Time to wash the dishes and clean the kitchen folks, because you’ll need to exercise some delayed gratification. Leave your trays out for about 30 minutes to an hour so they can dry properly. This is critical. You’ll know when they’re dry when you can touch them with the tip of your finger and they have a hard shell. This shell also helps those pretty feet to form by acting like a dome to trap heat. I think I read that somewhere. Don’t skip this part!
Now, about the mats. I have experimented with silicone mats, parchment paper and fancy mats made specifically for macarons. I would rather have imperfect circles than macarons that stick to my baking mat and if you know what’s good for you, you would too. Sticky macarons always happen when I’m using the fancy mats, but never with silicone or parchment. When baking with silicone mats, you have to watch the time. You macarons will cook a lot faster and tend to brown if you aren’t careful.
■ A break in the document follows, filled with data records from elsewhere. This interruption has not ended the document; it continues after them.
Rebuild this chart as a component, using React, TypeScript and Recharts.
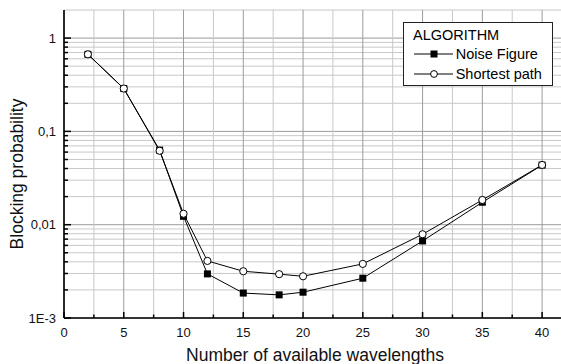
import { LineChart, Line, XAxis, YAxis, CartesianGrid, Legend } from 'recharts';

const wavelengths = [2, 5, 8, 10, 12, 15, 18, 20, 25, 30, 35, 40];
const noiseFigure = [0.67, 0.288, 0.063, 0.0123, 0.00297, 0.00185, 0.00177, 0.00189, 0.00267, 0.0067, 0.0174, 0.0435];
const shortestPath = [0.67, 0.288, 0.062, 0.0131, 0.00409, 0.00317, 0.00295, 0.0028, 0.0038, 0.0079, 0.0184, 0.0437];

const xMajorTicks = [0, 5, 10, 15, 20, 25, 30, 35, 40];
const xMinorTicks = [2.5, 7.5, 12.5, 17.5, 22.5, 27.5, 32.5, 37.5];
const yMajorTicks = [0.001, 0.01, 0.1, 1];
const yMajorLabels = ['1E-3', '0,01', '0,1', '1'];
const yMinorTicks = [
  0.002, 0.003, 0.004, 0.005, 0.006, 0.007, 0.008, 0.009,
  0.02, 0.03, 0.04, 0.05, 0.06, 0.07, 0.08, 0.09,
  0.2, 0.3, 0.4, 0.5, 0.6, 0.7, 0.8, 0.9,
];

const xAllTicks = [...xMajorTicks, ...xMinorTicks].sort((a, b) => a - b);
const yAllTicks = [...yMajorTicks, ...yMinorTicks].sort((a, b) => a - b);

const data = wavelengths.map((w, i) => ({ w, noise: noiseFigure[i], shortest: shortestPath[i] }));

const FONT = '"Liberation Sans", Arial, sans-serif';
const AXIS = '#000';
const GRID_MAJOR = '#9c9c9c';
const GRID_MINOR = '#c8c8c8';

function BottomTick({ x, y, payload }: any) {
  const major = xMajorTicks.includes(payload.value);
  return (
    <g>
      <line x1={x} x2={x} y1={y} y2={y - (major ? 6 : 3.5)} stroke={AXIS} strokeWidth={1.5} />
      {major && (
        <text x={x} y={y + 19} textAnchor="middle" fontSize={13} fontFamily={FONT} fill="#111">
          {payload.value}
        </text>
      )}
    </g>
  );
}

function TopTick({ x, y, payload }: any) {
  const major = xMajorTicks.includes(payload.value);
  return <line x1={x} x2={x} y1={y} y2={y + (major ? 7 : 4)} stroke={AXIS} strokeWidth={1.5} />;
}

function LeftTick({ x, y, payload }: any) {
  const idx = yMajorTicks.indexOf(payload.value);
  const major = idx >= 0;
  return (
    <g>
      <line x1={x} x2={x + (major ? 7 : 4)} y1={y} y2={y} stroke={AXIS} strokeWidth={1.5} />
      {major && (
        <text x={x - 8} y={y + 4.5} textAnchor="end" fontSize={13} fontFamily={FONT} fill="#111">
          {yMajorLabels[idx]}
        </text>
      )}
    </g>
  );
}

function RightTick({ x, y, payload }: any) {
  const major = yMajorTicks.includes(payload.value);
  return <line x1={x} x2={x - (major ? 7 : 4)} y1={y} y2={y} stroke={AXIS} strokeWidth={1.5} />;
}

// grid lines follow the axis ticks; colour by whether the tick is a major one
function HGridLine(p: any) {
  const major = yMajorTicks.includes(yAllTicks[p.index]);
  return (
    <line
      key={`h-${p.index}`}
      x1={p.x1}
      x2={p.x2}
      y1={p.y1}
      y2={p.y2}
      stroke={major ? GRID_MAJOR : GRID_MINOR}
      strokeWidth={1}
    />
  );
}

function VGridLine(p: any) {
  const major = xMajorTicks.includes(xAllTicks[p.index]);
  return (
    <line
      key={`v-${p.index}`}
      x1={p.x1}
      x2={p.x2}
      y1={p.y1}
      y2={p.y2}
      stroke={major ? GRID_MAJOR : GRID_MINOR}
      strokeWidth={1}
    />
  );
}

function SquareDot(props: any) {
  const { cx, cy, index } = props;
  if (cx == null || cy == null) return <g key={index} />;
  return <rect key={index} x={cx - 3.5} y={cy - 3.5} width={7} height={7} fill="#000" />;
}

function CircleDot(props: any) {
  const { cx, cy, index } = props;
  if (cx == null || cy == null) return <g key={index} />;
  return <circle key={index} cx={cx} cy={cy} r={3.6} fill="#fff" stroke="#000" strokeWidth={1} />;
}

function LegendBox({ payload }: any) {
  const items = payload || [];
  return (
    <div
      style={{
        position: 'relative',
        width: 150,
        height: 64,
        boxSizing: 'border-box',
        border: '1px solid #222',
        background: '#fff',
        fontFamily: FONT,
        fontSize: 14.5,
        color: '#000',
      }}
    >
      <div style={{ position: 'absolute', left: 9, top: 3.5, lineHeight: '17px', whiteSpace: 'nowrap' }}>ALGORITHM</div>
      {items.map((entry: any, i: number) => {
        const center = 31.3 + i * 19.7;
        const square = entry.dataKey === 'noise';
        return (
          <div key={entry.value}>
            <svg width={39} height={14} style={{ position: 'absolute', left: 10, top: center - 7 }}>
              <line x1={0} x2={39} y1={7} y2={7} stroke="#000" strokeWidth={1} />
              {square ? (
                <rect x={16.5} y={3.5} width={7} height={7} fill="#000" />
              ) : (
                <circle cx={20} cy={7} r={3.4} fill="#fff" stroke="#000" strokeWidth={1} />
              )}
            </svg>
            <div style={{ position: 'absolute', left: 51.7, top: center - 8.5, lineHeight: '17px', whiteSpace: 'nowrap' }}>
              {entry.value}
            </div>
          </div>
        );
      })}
    </div>
  );
}

export default function App() {
  return (
    <div style={{ position: 'fixed', left: 0, top: 0, width: 561, height: 364, overflow: 'hidden', background: '#fff' }}>
      <LineChart width={566} height={364} data={data} margin={{ top: 10, right: 0, bottom: 0, left: 0 }}>
        <CartesianGrid horizontal={HGridLine} vertical={VGridLine} />
        <XAxis
          dataKey="w"
          type="number"
          domain={[0, 42]}
          allowDataOverflow
          ticks={xAllTicks}
          interval={0}
          height={46}
          tickSize={0}
          tickMargin={0}
          tick={<BottomTick />}
          axisLine={{ stroke: AXIS, strokeWidth: 1.6 }}
          label={(p: any) => (
            <text
              x={p.viewBox.x + p.viewBox.width / 2}
              y={361}
              textAnchor="middle"
              fontSize={17.5}
              fontFamily={FONT}
              fill="#111"
            >
              Number of available wavelengths
            </text>
          )}
        />
        <XAxis
          xAxisId="top"
          orientation="top"
          dataKey="w"
          type="number"
          domain={[0, 42]}
          allowDataOverflow
          ticks={xAllTicks}
          interval={0}
          height={0}
          tickSize={0}
          tickMargin={0}
          tick={<TopTick />}
          axisLine={{ stroke: AXIS, strokeWidth: 1.6 }}
        />
        <YAxis
          type="number"
          scale="log"
          domain={[0.001, 2]}
          allowDataOverflow
          ticks={yAllTicks}
          interval={0}
          width={64}
          tickSize={0}
          tickMargin={0}
          tick={<LeftTick />}
          axisLine={{ stroke: AXIS, strokeWidth: 1.6 }}
          label={(p: any) => {
            const cy = p.viewBox.y + p.viewBox.height / 2 + 10;
            return (
              <text
                x={23}
                y={cy}
                transform={`rotate(-90 23 ${cy})`}
                textAnchor="middle"
                fontSize={17.5}
                fontFamily={FONT}
                fill="#111"
              >
                Blocking probability
              </text>
            );
          }}
        />
        <YAxis
          yAxisId="right"
          orientation="right"
          type="number"
          scale="log"
          domain={[0.001, 2]}
          allowDataOverflow
          ticks={yAllTicks}
          interval={0}
          width={0}
          tickSize={0}
          tickMargin={0}
          tick={<RightTick />}
          axisLine={{ stroke: AXIS, strokeWidth: 1.6 }}
        />
        <Legend
          layout="vertical"
          align="center"
          verticalAlign="middle"
          wrapperStyle={{ left: 403, top: 22, width: 150, height: 64 }}
          content={<LegendBox />}
        />
        <Line
          name="Noise Figure"
          dataKey="noise"
          stroke="#000"
          strokeWidth={1}
          dot={SquareDot}
          activeDot={false}
          isAnimationActive={false}
        />
        <Line
          name="Shortest path"
          dataKey="shortest"
          stroke="#000"
          strokeWidth={1}
          dot={CircleDot}
          activeDot={false}
          isAnimationActive={false}
        />
      </LineChart>
    </div>
  );
}
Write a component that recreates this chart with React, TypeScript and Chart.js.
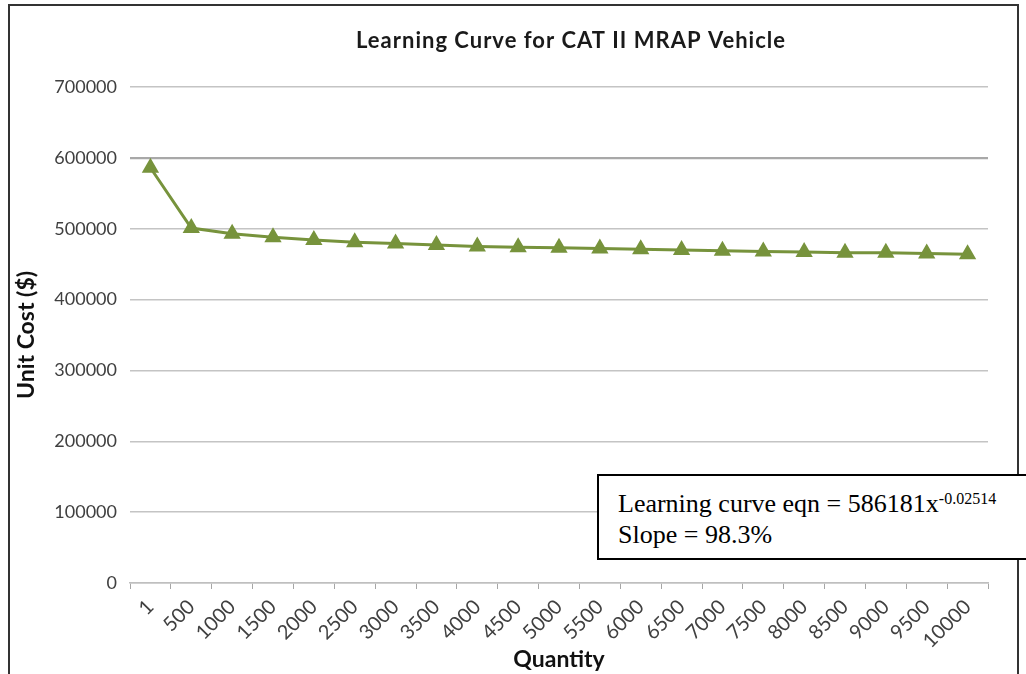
import React, { useEffect, useRef } from "react";
import { Chart, registerables } from "chart.js";

Chart.register(...registerables);

const categories = [
  "1", "500", "1000", "1500", "2000", "2500", "3000", "3500", "4000", "4500",
  "5000", "5500", "6000", "6500", "7000", "7500", "8000", "8500", "9000", "9500", "10000",
];
const unitCost = [
  586000, 501000, 493000, 488000, 484000, 481000, 479000, 477000, 475000, 474000,
  473000, 472000, 471000, 470000, 469000, 468000, 467000, 466000, 466000, 465000, 464000,
];
const yTicks = [0, 100000, 200000, 300000, 400000, 500000, 600000, 700000];

const chartTitle = "Learning Curve for CAT II MRAP Vehicle";
const xTitle = "Quantity";
const yTitle = "Unit Cost ($)";

const titlePlugin = {
  id: "customTitle",
  afterDraw(chart: any) {
    const ctx = chart.ctx;
    ctx.save();
    ctx.font = "bold 22px Lato";
    try {
      (ctx as any).letterSpacing = "1px";
    } catch (e) {}
    ctx.fillStyle = "#1a1a1a";
    ctx.textAlign = "center";
    ctx.textBaseline = "middle";
    ctx.fillText(chartTitle, 571, 41);
    ctx.restore();
  },
};

export default function App() {
  const ref = useRef<HTMLCanvasElement | null>(null);

  useEffect(() => {
    if (!ref.current) return;
    const chart = new Chart(ref.current, {
      type: "line",
      data: {
        labels: categories,
        datasets: [
          {
            data: unitCost,
            borderColor: "#77933C",
            backgroundColor: "#77933C",
            borderWidth: 3,
            pointStyle: "triangle",
            pointRadius: 7,
            pointBackgroundColor: "#77933C",
            pointBorderColor: "#77933C",
            tension: 0,
          },
        ],
      },
      options: {
        responsive: false,
        animation: false,
        devicePixelRatio: 1,
        layout: { padding: { left: 0, right: 38, top: 87, bottom: 0 } },
        plugins: {
          legend: { display: false },
          title: { display: false },
          tooltip: { enabled: false },
        },
        scales: {
          x: {
            offset: true,
            grid: {
              offset: true,
              drawOnChartArea: false,
              drawTicks: true,
              tickLength: 6,
              tickColor: "#A6A6A6",
            },
            border: { display: true, color: "#BFBFBF", width: 1.5 },
            ticks: {
              autoSkip: false,
              maxRotation: 45,
              minRotation: 45,
              padding: 6,
              color: "#404040",
              font: { family: "Lato", size: 20 },
            },
            title: {
              display: true,
              text: xTitle,
              color: "#111",
              font: { family: "Lato", size: 23, weight: "bold" },
              padding: { top: 0, bottom: 1 },
            },
            afterFit: (s: any) => {
              s.height = 91;
            },
          },
          y: {
            min: 0,
            max: 700000,
            afterBuildTicks: (s: any) => {
              s.ticks = yTicks.map((v) => ({ value: v }));
            },
            grid: {
              drawTicks: false,
              color: (c: any) => (c.tick && c.tick.value === 600000 ? "#A8A8A8" : "#C4C4C4"),
              lineWidth: (c: any) => (c.tick && c.tick.value === 600000 ? 2.2 : 1.5),
            },
            border: { display: false },
            ticks: {
              padding: 13,
              color: "#404040",
              font: { family: "Lato", size: 18 },
              callback: (v: any) => String(v),
            },
            title: {
              display: true,
              text: yTitle,
              color: "#111",
              font: { family: "Lato", size: 23, weight: "bold" },
              padding: { top: 13, bottom: 0 },
            },
            afterFit: (s: any) => {
              s.width = 130;
            },
          },
        },
      },
      plugins: [titlePlugin],
    });
    return () => chart.destroy();
  }, []);

  return (
    <div
      style={{
        position: "fixed",
        left: 0,
        top: 0,
        width: 1026,
        height: 674,
        overflow: "hidden",
        background: "#fff",
      }}
    >
      <div
        style={{
          position: "absolute",
          left: 8,
          top: 4,
          width: 1011,
          height: 740,
          border: "2px solid #333",
          boxSizing: "border-box",
          background: "#fff",
        }}
      />
      <canvas
        ref={ref}
        width={1026}
        height={674}
        style={{ position: "absolute", left: 0, top: 0, width: 1026, height: 674 }}
      />
      <div
        style={{
          position: "absolute",
          left: 597,
          top: 474,
          width: 460,
          height: 86,
          border: "2px solid #000",
          boxSizing: "border-box",
          background: "#fff",
          fontFamily: "'Liberation Serif', 'Times New Roman', serif",
          fontSize: 26,
          lineHeight: "31px",
          padding: "12px 0 0 19px",
          color: "#000",
          whiteSpace: "nowrap",
        }}
      >
        <div>
          Learning curve eqn = 586181x
          <sup
            style={{
              fontSize: 16,
              verticalAlign: "top",
              lineHeight: "16px",
              position: "relative",
              top: 3,
            }}
          >
            -0.02514
          </sup>
        </div>
        <div>Slope = 98.3%</div>
      </div>
    </div>
  );
}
Parchment paper is my official choice.
Place your baking mat in the oven. After about a minute, crack the oven door a bit and let them bake that way for two minutes. After two minutes, shut the door and wait another 13 -15 minutes.
Purdy huh? Let your precious little beauties cool and put them in a container in the fridge overnight to mature. I know, more waiting, but they’re really good when they’ve aged a day or two. In the meantime you can look up some filling recipes because you can’t just stick peanut butter in between these works of art.
Here’s where I tell you the secret to not losing your mind. This is all the stuff I learned to do in order to make yummy macarons with shiny tops, pretty feet, flat bottoms and nice full insides.
1. Use aged eggs.
2. Wait until your meringue is stiff before adding the sugar-flour mix.
3. Fold the mixture into the meringue until it’s super flowy like lava.
4. Let your macarons dry before baking them.
5. Pop the oven door open for two minutes before shutting it for 13-15.
6. Let the baked macarons cool and mature before you fill them.
This post would not have been possible if it weren’t for the countless mistakes I made along the way. I’m not proud of them, but admitting to them is a good first step.